Re: [PG-EU] INTERNET FOUNDER SAYS eBOOKS NEXT BIG THING

Michael Hart <hart@pglaf.org> writes:
Vint Cerf, known as the creator of the Internet said, [...] The result is that Project Gutenberg and its fellow supporters of The World eBook Fair have added more books for The Second World eBook Fair in the just about two months since the first of the World eBook Fairs than Google has been able to add in the just about two years since it announced The Google Print Library in the Fall of 2004.
Do you believe your own or his statements? With every new day I find new books in PDF format with Google Book Search, books not available somewhere else.
The Second World eBook Fair will open October 1, 2006, in honor of World Book Fair Month at
How is this site meant to work? I do not find a single book there.

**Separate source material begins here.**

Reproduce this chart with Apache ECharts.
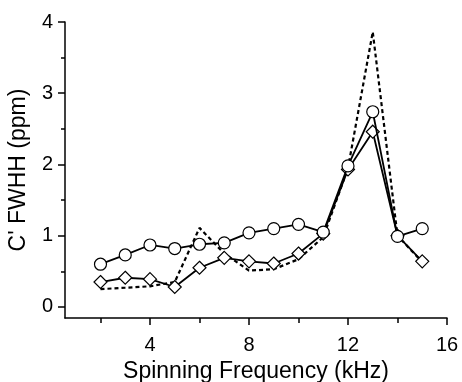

I directs me a searchportal with "sponsored links" and "top sites". If I search for, say, "Goethe", no single Goethe item seems to be available.
100,000+ Free eBooks Available from Project Gutenberg
Approx. 20,000 books are available from PG, that's very good--it will take several years until we can offer 100,000 books. -- http://www.gnu.franken.de/ke/ | ,__o | _-\_<, | (*)/'(*) Key fingerprint = F138 B28F B7ED E0AC 1AB4 AA7F C90A 35C3 E9D0 5D1C

Karl Eichwalder writes:
Michael Hart <hart@pglaf.org> writes:
Vint Cerf, known as the creator of the Internet said, [...] The result is that Project Gutenberg and its fellow supporters of The World eBook Fair have added more books for The Second World eBook Fair in the just about two months since the first of the World eBook Fairs than Google has been able to add in the just about two years since it announced The Google Print Library in the Fall of 2004.
Do you believe your own or his statements? With every new day I find new books in PDF format with Google Book Search, books not available somewhere else.
I personally find Michael Hart's counts of his World eBook Fair to be quite inflated, counting many Project Gutenberg books two or three times. I have personally located over 110,000 full view books at Google Books (I'm sure there's many more, but they locked down my domain a month ago to require CAPTCHA responses every 30 minutes or so, and I've been working on other things). Some of these books are duplicates also, where Google scanned two different copies of the same book. About 6-8 months ago, I ran a search that seemed to max out at about 50,000 books, so it's quite possible that Google is now scanning about 10,000 public domain books a month, which is far more impressive (and more valuable to the public domain) than finding a few more public domain archives and converting their contents to PDF (sorry Michael). On the plus side, Google now makes PDFs of most of the full view books with high resolution images and often has links to Open WorldCat. On the down side, they still seem to be skipping illustrations that don't have page numbers, and often lose a page or two around the illustrations. The PDFs are images only, so they're not really usable in low resolution devices like PDAs and cell phones. I'm still hoping to hear big things from the Open Content Alliance, but I haven't heard a word from them since their opening press releases. At that time, they were planning big things for October 2006, but I don't know if that's still their timeline.

Bruce writes:
I personally find Michael Hart's counts of his World eBook Fair to be quite inflated, counting many Project Gutenberg books two or three
I've seen this also. There seems to be the main PG site, PGCC, and the former blackmask.com which all seem to have very similar content. I would expect at least three copies of each PG book which adds up to around 50,000 to 60,000 ebooks. That's an impressive number but very much inflated. That doesn't count other overlapping collections that I'm not aware of such as the Widger Library, etc.
On the plus side, Google now makes PDFs of most of the full view books with high resolution images and often has links to Open WorldCat. On the down side, they still seem to be skipping illustrations that don't have page numbers, and often lose a page or two around the illustrations. The PDFs are images only, so they're not really usable in low resolution devices like PDAs and cell phones.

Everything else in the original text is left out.